Guaranteed Universal Life Insurance
This is a low-cost permanent death benefit insurance policy. While cash growth Is usually minimal because of the relatively low-cost premiums, it is a great option for those estate planning because of its stability and ability to change the terms if need be.
This is essentially a no-frills insurance policy that has a guaranteed death benefit.
Convertible Term Life Insurance Policy
Typically, term life policies are less talked about when it comes to estate planning. This is because the idea with term life is that the benefactor will outlive the policy and will expire. With most of these plans not offering a return of premium, this adds no cash value while also being incredibly inexpensive.

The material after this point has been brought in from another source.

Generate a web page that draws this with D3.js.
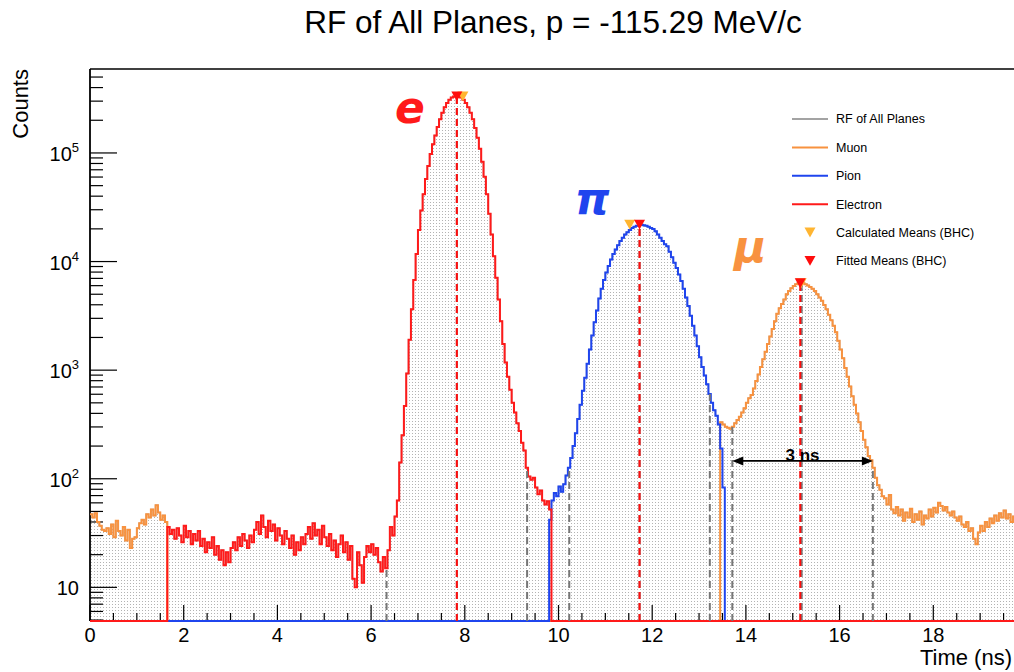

Why this may be ideal for some is that the convertible term life offers the term life to be replaced with a permanent life insurance policy as factors such as age and health changes.
Working With One Another
When we think in terms of estate planning, often we think in terms of a will and who will inherit it. But when we incorporate our life insurance policies, we protect our family and loved ones from inheriting a mess. While some people think that their estates don’t matter because they are not large enough to qualify for taxes on the federal level, estates still need to be distributed appropriately at the grantor’s wishes.
When the estate does in fact play a large role in taxes, it is important to consider transferring the life insurance policy to either an adult beneficiary or in the name of a trust. When neither of these things is done, creditors may be able to take advantage of the estate by paying off debts at the expense of your beneficiaries.
Worse, certain state laws may distribute your estate where your family or spouses only receive a fraction of the estate while the rest of it is distributed by the court itself. By planning ahead with your lawyers and life insurance company, you can avoid all these issues.